Tue. May 21st, 2024

Before streaming services, like Netflix and Amazon, took over a large portion of the moviemaking and TV series creation, there were those in Hollywood who were lodging complaints that directors were not casting many “people of color” in their productions. One of those at the forefront of making such allegations was the African-American director Spike Lee.

Back in 2008, Spike Lee was out promoting his film Miracle at St. Anna about an all-black division of soldiers during World War II, when he lashed out at Clint Eastwood for not including African American faces in two of his wildly popular movies covering the same time period.

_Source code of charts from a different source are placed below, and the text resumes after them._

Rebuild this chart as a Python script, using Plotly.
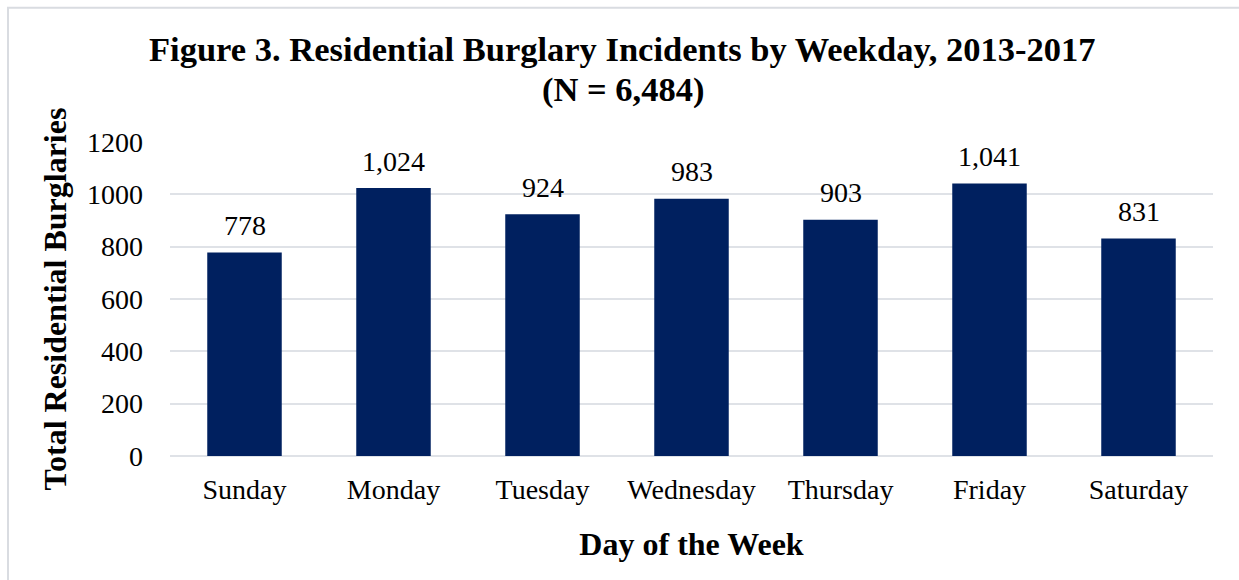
import plotly.graph_objects as go

days = ["Sunday", "Monday", "Tuesday", "Wednesday", "Thursday", "Friday", "Saturday"]
incidents = [778, 1024, 924, 983, 903, 1041, 831]
y_ticks = [0, 200, 400, 600, 800, 1000, 1200]
title_lines = ["Figure 3. Residential Burglary Incidents by Weekday, 2013-2017", "(N = 6,484)"]

W, H = 1239, 580
L, R, T, B = 170, 26, 141.5, 124
pw, ph = W - L - R, H - T - B

serif = "Liberation Serif, Times New Roman, serif"

fig = go.Figure(go.Bar(
    x=days, y=incidents,
    marker=dict(color="#00205f", line=dict(width=0)),
    width=0.5,
    hoverinfo="x+y",
))

# value labels above each bar
for d, v in zip(days, incidents):
    fig.add_annotation(x=d, y=v, xref="x", yref="y", text=f"{v:,}", showarrow=False,
                       yanchor="middle", yshift=27,
                       font=dict(family=serif, size=28, color="#000000"))

# two-line bold title, centred over the canvas
for i, line in enumerate(title_lines):
    fig.add_annotation(x=(622.5 - L) / pw, xref="paper", xanchor="center",
                       y=(H - B - (48 + 41 * i)) / ph, yref="paper", yanchor="middle",
                       text=f"<b>{line}</b>", showarrow=False,
                       font=dict(family=serif, size=34.5, color="#000000"))

# light outer frame of the chart area
fig.add_shape(type="rect", xref="paper", yref="paper",
              x0=(8 - L) / pw, x1=(W + 20 - L) / pw,
              y0=(H - B - (H + 20)) / ph, y1=(H - B - 7) / ph,
              line=dict(color="#d9dce1", width=2), fillcolor="rgba(0,0,0,0)", layer="below")

fig.update_layout(
    width=W, height=H,
    margin=dict(l=L, r=R, t=T, b=B),
    paper_bgcolor="white", plot_bgcolor="white",
    font=dict(family=serif, color="#000000"),
    showlegend=False,
    bargap=0.5,
)
fig.update_xaxes(
    tickfont=dict(family=serif, size=28), ticks="", showline=False, ticklabelstandoff=14,
    title=dict(text="<b>Day of the Week</b>", font=dict(family=serif, size=32), standoff=28),
)
fig.update_yaxes(
    range=[0, 1200], tickvals=y_ticks, ticktext=[str(v) for v in y_ticks],
    tickfont=dict(family=serif, size=28), ticks="", showgrid=True, ticklabelstandoff=26,
    gridcolor="#dfe2e7", gridwidth=2, zeroline=True, zerolinecolor="#dfe2e7", zerolinewidth=2,
    title=dict(text="<b>Total Residential Burglaries</b>", font=dict(family=serif, size=32), standoff=10),
)

fig.write_html("out.html")
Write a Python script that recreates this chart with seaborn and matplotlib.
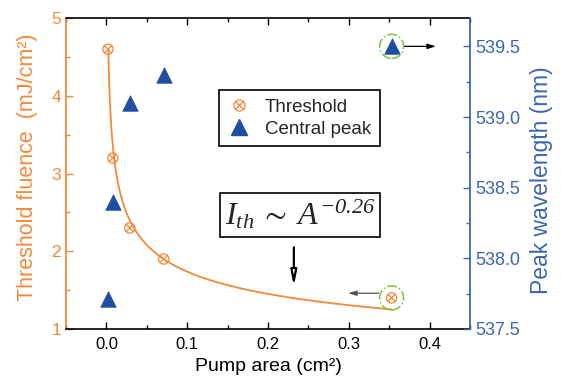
import numpy as np
import matplotlib
matplotlib.use('Agg')
import matplotlib.pyplot as plt
from matplotlib.path import Path
from matplotlib.lines import Line2D
from matplotlib.ticker import MultipleLocator
import seaborn as sns

# values
area = [0.002, 0.008, 0.029, 0.071, 0.353]          # pump area (cm^2)
threshold = [4.6, 3.2, 2.3, 1.9, 1.4]               # threshold fluence (mJ/cm^2)
peak = [537.71, 538.40, 539.10, 539.30, 539.50]     # central peak wavelength (nm)

# power-law fit shown in the figure: I_th ~ A^-0.26
fit_amp = 0.955
fit_exp = -0.26
fit_start, fit_end = 0.0024, 0.353

orange = '#F5893A'
blue_mark = '#1F4E9F'
blue_axis = '#3D66B0'
green = '#7CC142'

sns.set_style('ticks')
plt.rcParams['font.family'] = ['Liberation Sans', 'DejaVu Sans']
# italic serif math (digits of the exponent are italic in the original)
plt.rcParams['mathtext.fontset'] = 'custom'
plt.rcParams['mathtext.rm'] = 'Liberation Serif:italic'
plt.rcParams['mathtext.it'] = 'Liberation Serif:italic'
plt.rcParams['mathtext.fallback'] = 'stix'

# circle with a cross inside
c = Path.unit_circle()
s = 0.707
cross = Path([(-s, -s), (s, s), (-s, s), (s, -s)],
             [Path.MOVETO, Path.LINETO, Path.MOVETO, Path.LINETO])
otimes = Path.make_compound_path(c, cross)

fig = plt.figure(figsize=(5.62, 3.85), dpi=100)
ax = fig.add_axes([0.1174, 0.1455, 0.7189, 0.8075])
ax2 = ax.twinx()

fit_x = np.geomspace(fit_start, fit_end, 300)
fit_y = fit_amp * fit_x ** fit_exp
sns.lineplot(x=fit_x, y=fit_y, ax=ax, color=orange, lw=1.3, sort=False)
sns.scatterplot(x=area, y=threshold, ax=ax, marker=otimes, s=55,
                facecolors='none', edgecolor=orange, linewidth=0.9, zorder=3)
sns.scatterplot(x=area, y=peak, ax=ax2, marker='^', s=125,
                color=blue_mark, edgecolor=blue_mark, linewidth=0.5, zorder=3)

# dash-dot circles around the last points
ax.scatter([area[-1]], [threshold[-1]], s=300, facecolors='none',
           edgecolors=green, linestyles='-.', linewidths=1.1, zorder=4)
ax2.scatter([area[-1]], [peak[-1]], s=300, facecolors='none',
            edgecolors=green, linestyles='-.', linewidths=1.1, zorder=4)

# arrows pointing to the axis each point belongs to
ax2.annotate('', xy=(0.408, peak[-1]), xytext=(0.368, peak[-1]),
             arrowprops=dict(arrowstyle='-|>,head_width=0.15,head_length=0.5',
                             color='black', lw=0.9, shrinkA=0, shrinkB=0))
ax.annotate('', xy=(0.299, 1.46), xytext=(0.337, 1.46),
            arrowprops=dict(arrowstyle='-|>,head_width=0.15,head_length=0.5',
                            color='#555555', lw=0.9, shrinkA=0, shrinkB=0))
ax.annotate('', xy=(0.232, 1.55), xytext=(0.232, 2.05),
            arrowprops=dict(arrowstyle='-|>,head_width=0.18,head_length=0.9',
                            fc='white', ec='black', lw=1.6, shrinkA=0, shrinkB=0))

ax.text(0.58, 0.367, r'$I_{th}\;\sim\;A^{-0.26}$', transform=ax.transAxes,
        ha='center', va='center', fontsize=23, zorder=5,
        bbox=dict(boxstyle='square,pad=0.15', fc='white', ec='black', lw=1.2))

ax.set_xlim(-0.05, 0.45)
ax.set_ylim(1, 5)
ax2.set_ylim(537.5, 539.7)
ax.xaxis.set_major_locator(MultipleLocator(0.1))
ax.xaxis.set_minor_locator(MultipleLocator(0.05))
ax.yaxis.set_major_locator(MultipleLocator(1))
ax.yaxis.set_minor_locator(MultipleLocator(0.5))
ax2.yaxis.set_minor_locator(MultipleLocator(0.25))
ax2.set_yticks([537.5, 538.0, 538.5, 539.0, 539.5])
ax2.set_yticklabels(['537.5', '538.0', '538.5', '539.0', '539.5'])

ax.tick_params(axis='x', which='both', direction='in', top=True, bottom=True,
               labelsize=12, colors='black', pad=6)
ax.tick_params(axis='x', which='major', length=5, width=1)
ax.tick_params(axis='x', which='minor', length=3, width=1)
ax.tick_params(axis='y', which='both', direction='in', left=True, right=False,
               labelsize=12.5, colors=orange, width=1)
ax.tick_params(axis='y', which='major', length=5)
ax.tick_params(axis='y', which='minor', length=3)
ax2.tick_params(axis='y', which='both', direction='in', right=True,
                labelsize=13, colors=blue_axis, width=1)
ax2.tick_params(axis='y', which='major', length=5)
ax2.tick_params(axis='y', which='minor', length=3)

for sp in ['top', 'bottom']:
    ax.spines[sp].set_color('black')
    ax.spines[sp].set_linewidth(1.2)
ax.spines['left'].set_color(orange)
ax.spines['left'].set_linewidth(1.3)
ax2.spines['right'].set_color(blue_axis)
ax2.spines['right'].set_linewidth(1.3)
ax2.spines['left'].set_visible(False)
ax2.spines['top'].set_visible(False)
ax2.spines['bottom'].set_visible(False)
ax.spines['right'].set_visible(False)

ax.set_xlabel('Pump area (cm²)', fontsize=14, color='black', labelpad=4)
ax.set_ylabel('Threshold fluence  (mJ/cm²)', fontsize=15.5, color=orange)
ax2.set_ylabel('Peak wavelength (nm)', fontsize=16.5, color=blue_axis)
ax.yaxis.set_label_coords(-0.07, 0.52)
ax2.yaxis.set_label_coords(1.148, 0.48)

handles = [Line2D([], [], ls='none', marker=otimes, ms=8, mfc='none',
                  mec=orange, mew=0.9),
           Line2D([], [], ls='none', marker='^', ms=11, color=blue_mark)]
leg = ax.legend(handles, ['Threshold', 'Central peak'], loc='upper left',
                bbox_to_anchor=(0.379, 0.768), borderaxespad=0, fontsize=13.5,
                frameon=True, fancybox=False, framealpha=1, edgecolor='black',
                handletextpad=0.8, borderpad=0.45, labelspacing=0.25,
                handlelength=1.2)
leg.get_frame().set_linewidth(1.2)
leg.set_zorder(6)

fig.savefig('out.png', dpi=100)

“He did two films about Iwo Jima back to back, and there was not one black soldier in both of those films,” Lee told reporters referring to Flag of Our Fathers and Letters From Iwo Jima. “Many veterans, African Americans, who survived that war are upset at Clint Eastwood. In his vision of Iwo Jima, Negro soldiers did not exist. Simple as that. I have a different version.”

According to The Guardian, Eastwood didn’t agree with Lee’s concerns. “Has he ever studied history?” the legendary actor asked. Eastwood then admitted there were black troops in Iwo Jima. “But they didn’t raise the flag,” he explained. “The story is ‘Flags of Our Fathers,’ the famous flag-raising picture, and they didn’t do that. If I go ahead and put an African American actor in there, people’d go, ‘This guy’s lost his mind.’ I mean, it’s not accurate.”

The Oscar-winning director wasn’t finished blasting Spike Lee, explaining his WWII movies are based on the real history of the event, not on meeting a racial quota. “Make it look like a commercial for an equal opportunity player?” Eastwood declared. “I’m not in that game. I’m playing it the way I read it historically, and that’s the way it is. When I do a picture and it’s 90% black, like Bird, I use 90% black people.”

Eastwood’s 1988 biopic Bird was about the African-American jazz saxophonist, bandleader, and composer Charlie Parker, Jr. who was played by actor Forrest Whitaker. Eastwood also addressed Spike Lee’s complaints about that film. “He was complaining when I did Bird,” the Unforgiven star said. “Why would a white guy be doing that? I was the only guy who made it, that’s why. He could have gone ahead and made it. Instead, he was making something else.”

The Guardian says Eastwood then paused “deliberately” before adding a “last word of advice” for the influential black director. “A guy like him should shut his face,” Eastwood declared. The Million Dollar Baby director also ripped Spike Lee by using his film Invictus set in post-independence South Africa as an example. “I’m not going to make Nelson Mandela a white guy,” Eastwood stated.

Reports say Spike Lee was “forced” to end his feud with Clint Eastwood after Disney executives stepped in, claiming it was bad publicity and may cost the African-American director Oscar nominations for his World War II film. “I get the thing, ‘Well Mr. Eastwood is so well-beloved,’ and this may have ramifications at Academy time,” Lee said. “But it’s over. I said what I had to say. He believes what he believes. And that’s that.”

In the end, Spike Lee’s film Miracle at St. Anna’s did not receive any Oscar nominations while Letters From Iwo Jima received two Academy Award nominations for “Best Picture” and “Best Director.” However, that infamous feud between Eastwood and Lee led to a more considerable discussion over the way characters are cast in movies and TV productions, and how those in Hollywood decide what content is selected to be made.

Today, many Americans have canceled their streaming services subscriptions over what they say is the trend toward too many “woke” productions. According to The Sun, Netflix lost 200,000 subscribers in the first few months of 2022 and was expected to shed another two million by the end of the year. Its founder, Reed Hastings, blamed illegal password sharing for the grim figures, but critics point to the firm’s content, including signing up Prince Harry and Meghan Markle, and a shortage of new must-see shows.